"YA/YA (Young Aspirations/Young
Artists), Inc. is a non-profit arts and social
service organization whose
mission is to provide educational experiences and
opportunities that empower
artistically talented inner-city youth to be
professionally self-sufficient
through creative self-expression. "
Programs like YA/YA are so important... and so are the people who donate their time and money to insure that they succeed. That's why I fully support Fancy Pony Land and the line's creator Lorna Leedy. She offered her expertise as a mentor to YA/YA's Inner-City Threads program in 2003... and continues to make fantastic designs today... I don't know about you, but I continue to be bored with what fashion is supposed to be and continue to be inspired with what fashion is... the originality of brands like Fancy Pony Land and the styles created by inner-city kids (whom I've always thought bring the best ideas to this industry) are what keep fashion alive.
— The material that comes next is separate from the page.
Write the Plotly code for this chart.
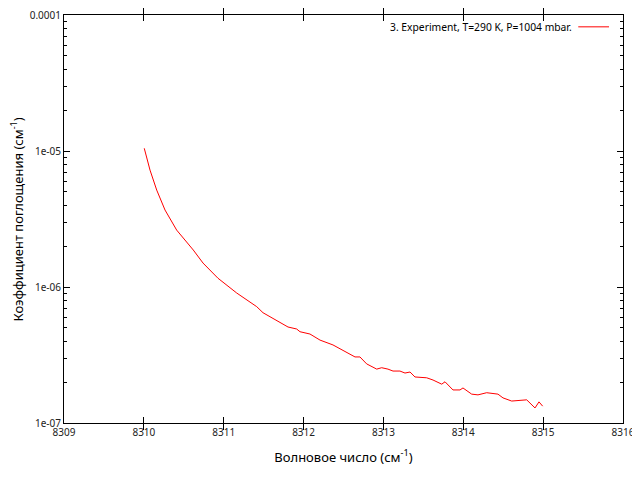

In a very contrived sense, the fashion world works like this: Trend spotters, who work for various trend spotting/ fashion companies, get paid to scour the world looking for the latest "trends". The best place to look for trends, a fashion designer and former trend spotter once told me, is on the streets. She said the kids in the cities are the ones who dictate where fashion is going... The trend spotters watch the kids, take extensive notes on their style and sell it back to the big design houses who then repackage it and sell it back to us as fashion and couture. Now I'm not saying every trend comes about this way, and I'm not putting down the concept of trend spotting or what it can do for haute couture. But like most things, fashion is simple and the ideas that seem so large and exciting on the runway are just as large and exiting in the places from which they originated... I guess it just depends on where you want to look, and who you want to support.